§ WHAT NEEDS TO BE DONE
Write out the entire listing below exactly, with the pictures left out.

§ SOURCE DATA
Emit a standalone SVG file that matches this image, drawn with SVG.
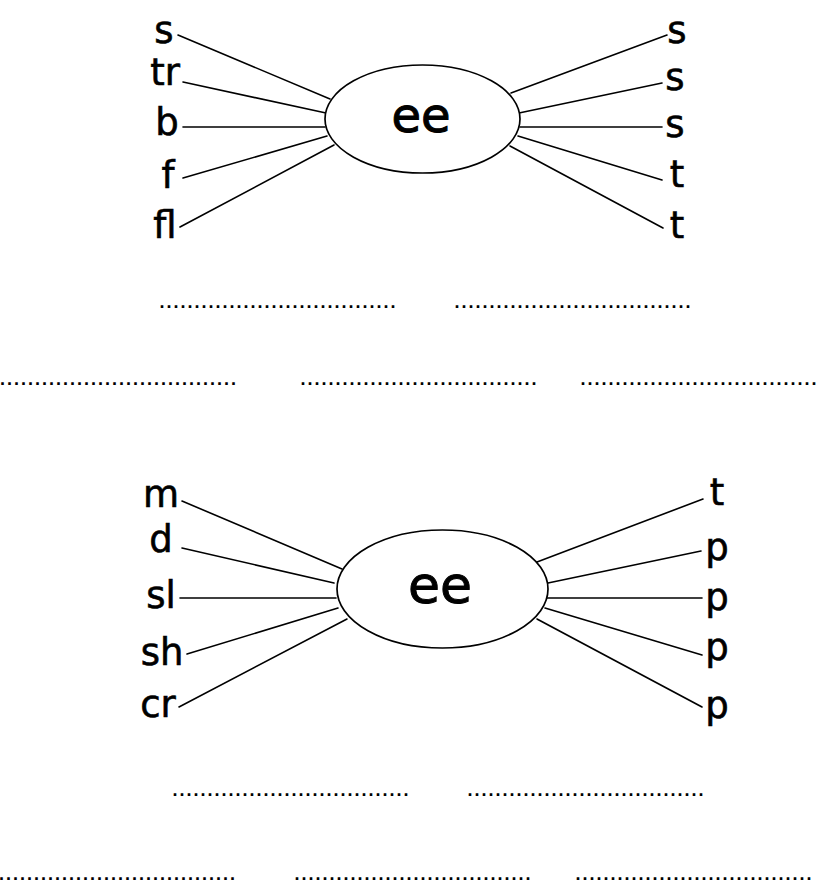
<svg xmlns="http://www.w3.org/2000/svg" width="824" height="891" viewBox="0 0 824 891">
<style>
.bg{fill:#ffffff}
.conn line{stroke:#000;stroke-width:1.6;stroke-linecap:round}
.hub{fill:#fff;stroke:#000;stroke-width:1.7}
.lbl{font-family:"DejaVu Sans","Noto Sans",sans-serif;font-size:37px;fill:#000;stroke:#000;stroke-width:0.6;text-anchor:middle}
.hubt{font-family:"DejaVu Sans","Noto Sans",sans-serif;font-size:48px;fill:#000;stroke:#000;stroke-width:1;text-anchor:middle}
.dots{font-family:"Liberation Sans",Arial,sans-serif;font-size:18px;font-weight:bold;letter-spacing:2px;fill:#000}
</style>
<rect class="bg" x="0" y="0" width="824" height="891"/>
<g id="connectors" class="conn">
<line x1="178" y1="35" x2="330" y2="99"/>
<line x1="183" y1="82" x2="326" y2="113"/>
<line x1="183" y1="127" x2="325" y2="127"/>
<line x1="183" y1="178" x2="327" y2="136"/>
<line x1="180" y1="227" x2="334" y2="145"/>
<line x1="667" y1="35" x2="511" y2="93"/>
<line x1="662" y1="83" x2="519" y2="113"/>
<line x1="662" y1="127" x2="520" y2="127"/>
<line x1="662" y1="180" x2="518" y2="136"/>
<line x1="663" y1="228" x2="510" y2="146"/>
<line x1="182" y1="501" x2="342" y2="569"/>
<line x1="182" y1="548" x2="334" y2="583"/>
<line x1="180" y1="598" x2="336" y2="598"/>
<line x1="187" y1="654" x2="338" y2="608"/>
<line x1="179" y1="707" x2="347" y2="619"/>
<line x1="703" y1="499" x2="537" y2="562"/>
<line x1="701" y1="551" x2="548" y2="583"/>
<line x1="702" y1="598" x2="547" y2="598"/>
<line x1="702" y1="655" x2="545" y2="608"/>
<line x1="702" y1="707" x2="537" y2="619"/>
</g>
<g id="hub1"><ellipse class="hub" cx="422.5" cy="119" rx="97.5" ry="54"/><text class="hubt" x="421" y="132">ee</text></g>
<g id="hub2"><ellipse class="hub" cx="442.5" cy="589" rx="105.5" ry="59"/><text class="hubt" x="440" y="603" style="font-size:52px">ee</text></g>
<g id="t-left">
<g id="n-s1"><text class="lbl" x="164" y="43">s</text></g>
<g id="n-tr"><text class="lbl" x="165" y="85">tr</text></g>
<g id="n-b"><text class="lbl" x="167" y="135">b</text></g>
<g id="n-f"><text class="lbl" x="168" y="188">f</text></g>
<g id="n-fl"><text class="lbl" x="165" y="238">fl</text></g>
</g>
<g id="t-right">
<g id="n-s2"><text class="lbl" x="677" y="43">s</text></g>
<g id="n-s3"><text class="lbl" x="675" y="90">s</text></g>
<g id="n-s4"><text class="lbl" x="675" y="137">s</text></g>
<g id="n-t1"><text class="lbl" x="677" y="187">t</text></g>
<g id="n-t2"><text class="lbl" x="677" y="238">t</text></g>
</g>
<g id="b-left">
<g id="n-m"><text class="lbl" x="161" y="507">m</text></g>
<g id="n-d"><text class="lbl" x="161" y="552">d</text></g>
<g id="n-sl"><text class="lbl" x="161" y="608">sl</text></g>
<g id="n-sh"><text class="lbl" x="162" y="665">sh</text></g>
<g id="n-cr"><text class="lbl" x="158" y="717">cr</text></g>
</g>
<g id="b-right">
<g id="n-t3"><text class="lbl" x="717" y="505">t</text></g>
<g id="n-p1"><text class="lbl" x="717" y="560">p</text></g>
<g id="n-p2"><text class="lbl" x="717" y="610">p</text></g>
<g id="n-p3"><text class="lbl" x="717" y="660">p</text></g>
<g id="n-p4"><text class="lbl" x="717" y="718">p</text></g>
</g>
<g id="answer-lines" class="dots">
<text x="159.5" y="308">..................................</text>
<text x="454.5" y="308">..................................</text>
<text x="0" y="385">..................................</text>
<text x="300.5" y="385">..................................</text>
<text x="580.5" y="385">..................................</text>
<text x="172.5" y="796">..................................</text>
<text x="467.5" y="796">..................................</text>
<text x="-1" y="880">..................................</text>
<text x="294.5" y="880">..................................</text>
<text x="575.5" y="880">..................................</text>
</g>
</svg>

§ SOLUTION FOR THIS PROBLEM
Emit a standalone SVG file that matches this image, drawn with SVG.
<svg xmlns="http://www.w3.org/2000/svg" width="824" height="891" viewBox="0 0 824 891">
<style>
.bg{fill:#ffffff}
.conn line{stroke:#000;stroke-width:1.6;stroke-linecap:round}
.hub{fill:#fff;stroke:#000;stroke-width:1.7}
.lbl{font-family:"DejaVu Sans","Noto Sans",sans-serif;font-size:37px;fill:#000;stroke:#000;stroke-width:0.6;text-anchor:middle}
.hubt{font-family:"DejaVu Sans","Noto Sans",sans-serif;font-size:48px;fill:#000;stroke:#000;stroke-width:1;text-anchor:middle}
.dots{font-family:"Liberation Sans",Arial,sans-serif;font-size:18px;font-weight:bold;letter-spacing:2px;fill:#000}
</style>
<rect class="bg" x="0" y="0" width="824" height="891"/>
<g id="connectors" class="conn">
<line x1="178" y1="35" x2="330" y2="99"/>
<line x1="183" y1="82" x2="326" y2="113"/>
<line x1="183" y1="127" x2="325" y2="127"/>
<line x1="183" y1="178" x2="327" y2="136"/>
<line x1="180" y1="227" x2="334" y2="145"/>
<line x1="667" y1="35" x2="511" y2="93"/>
<line x1="662" y1="83" x2="519" y2="113"/>
<line x1="662" y1="127" x2="520" y2="127"/>
<line x1="662" y1="180" x2="518" y2="136"/>
<line x1="663" y1="228" x2="510" y2="146"/>
<line x1="182" y1="501" x2="342" y2="569"/>
<line x1="182" y1="548" x2="334" y2="583"/>
<line x1="180" y1="598" x2="336" y2="598"/>
<line x1="187" y1="654" x2="338" y2="608"/>
<line x1="179" y1="707" x2="347" y2="619"/>
<line x1="703" y1="499" x2="537" y2="562"/>
<line x1="701" y1="551" x2="548" y2="583"/>
<line x1="702" y1="598" x2="547" y2="598"/>
<line x1="702" y1="655" x2="545" y2="608"/>
<line x1="702" y1="707" x2="537" y2="619"/>
</g>
<g id="hub1"><ellipse class="hub" cx="422.5" cy="119" rx="97.5" ry="54"/><text class="hubt" x="421" y="132">ee</text></g>
<g id="hub2"><ellipse class="hub" cx="442.5" cy="589" rx="105.5" ry="59"/><text class="hubt" x="440" y="603" style="font-size:52px">ee</text></g>
<g id="t-left">
<g id="n-s1"><text class="lbl" x="164" y="43">s</text></g>
<g id="n-tr"><text class="lbl" x="165" y="85">tr</text></g>
<g id="n-b"><text class="lbl" x="167" y="135">b</text></g>
<g id="n-f"><text class="lbl" x="168" y="188">f</text></g>
<g id="n-fl"><text class="lbl" x="165" y="238">fl</text></g>
</g>
<g id="t-right">
<g id="n-s2"><text class="lbl" x="677" y="43">s</text></g>
<g id="n-s3"><text class="lbl" x="675" y="90">s</text></g>
<g id="n-s4"><text class="lbl" x="675" y="137">s</text></g>
<g id="n-t1"><text class="lbl" x="677" y="187">t</text></g>
<g id="n-t2"><text class="lbl" x="677" y="238">t</text></g>
</g>
<g id="b-left">
<g id="n-m"><text class="lbl" x="161" y="507">m</text></g>
<g id="n-d"><text class="lbl" x="161" y="552">d</text></g>
<g id="n-sl"><text class="lbl" x="161" y="608">sl</text></g>
<g id="n-sh"><text class="lbl" x="162" y="665">sh</text></g>
<g id="n-cr"><text class="lbl" x="158" y="717">cr</text></g>
</g>
<g id="b-right">
<g id="n-t3"><text class="lbl" x="717" y="505">t</text></g>
<g id="n-p1"><text class="lbl" x="717" y="560">p</text></g>
<g id="n-p2"><text class="lbl" x="717" y="610">p</text></g>
<g id="n-p3"><text class="lbl" x="717" y="660">p</text></g>
<g id="n-p4"><text class="lbl" x="717" y="718">p</text></g>
</g>
<g id="answer-lines" class="dots">
<text x="159.5" y="308">..................................</text>
<text x="454.5" y="308">..................................</text>
<text x="0" y="385">..................................</text>
<text x="300.5" y="385">..................................</text>
<text x="580.5" y="385">..................................</text>
<text x="172.5" y="796">..................................</text>
<text x="467.5" y="796">..................................</text>
<text x="-1" y="880">..................................</text>
<text x="294.5" y="880">..................................</text>
<text x="575.5" y="880">..................................</text>
</g>
</svg>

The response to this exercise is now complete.